Former financial diplomat Eisuke Sakakibara said Thursday the government of Prime Minister Junichiro Koizumi has "failed miserably" to resolve the bad-loan problem, making it impossible to push ahead with any real reforms.
Sakakibara, vice finance minister for international affairs between 1997 and 1999, said Koizumi virtually postponed doing anything about the problem the minute he shifted to a soft-landing scenario of avoiding legal settlements and corporate bankruptcies.
During a luncheon meeting at the Foreign Correspondents' Club of Japan, Sakakibara said Koizumi initially sought a hard-landing solution, ordering the Financial Services Agency to conduct special inspections of banks.
"But eventually, as fear of a February and March crisis emerged . . . Koizumi chickened out . . . and has chosen a soft-landing scenario," Sakakibara said, speaking in English.
Sakakibara, now a professor at Tokyo's Keio University, said he believes the policy shift came on Jan. 4, when Koizumi said he would "avoid a financial crisis at any cost."
He also said Koizumi will be unable to bring about "any meaningful structural reforms" as he has no intention of destroying the nation's dual political system of the government and the party, which Sakakibara believes is key in pursuing reforms in Japan.
"All government drafts of the budget and bills have to be approved by a Liberal Democratic Party committee or research group -- prior to the submission to the Cabinet," he noted. "This is not a legal requirement, this is a well-established convention developed during the course of the last 40 or 50 years."

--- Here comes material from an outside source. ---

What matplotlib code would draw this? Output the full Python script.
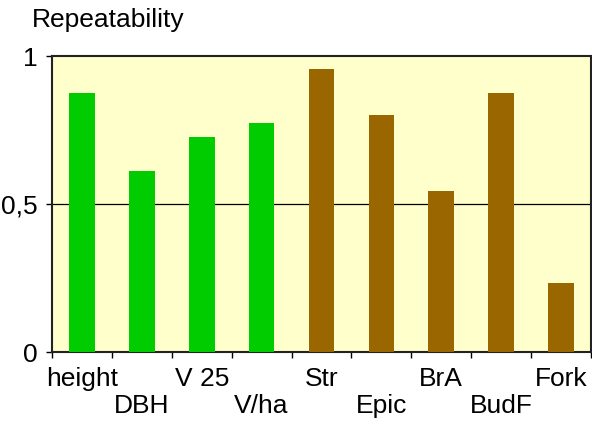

The influence LDP politician Muneo Suzuki wields over the Foreign Ministry is also due to the dual structure, he said.
Suzuki "effectively ruled" the ministry through his power as chairman of the LDP's research group on official development assistance, Sakakibara said.
This situation is not peculiar to Suzuki, he said, pointing out that the LDP's Makoto Koga is the same in relation to road construction.
"It was quite ironic that (U.S.) President (George W.) Bush came to Tokyo at this moment to express his support for Koizumi's structural reform and to express his strong confidence in Koizumi," he said, as Koizumi's reform is now "faltering."
"In my view, Koizumi's structural reform is not structural in any sense of the word," Sakakibara continued. "Koizumi's reform is essentially a combination of old fiscal consolidation programs a la (former Prime Minister Noboru) Takeshita, combined with the empty populism of (former Foreign Minister) Makiko Tanaka."
He also said financial reforms implemented by former Prime Minister Ryutaro Hashimoto, including the establishment of the FSA through the shrinkage of functions at the Finance Ministry, were more advanced and genuine than any reforms pursued by Koizumi.
Sakakibara reiterated his recent predictions that the U.S. dollar could rise to 150 yen to 160 yen toward the end of this year because Japan faces a serious economic crisis.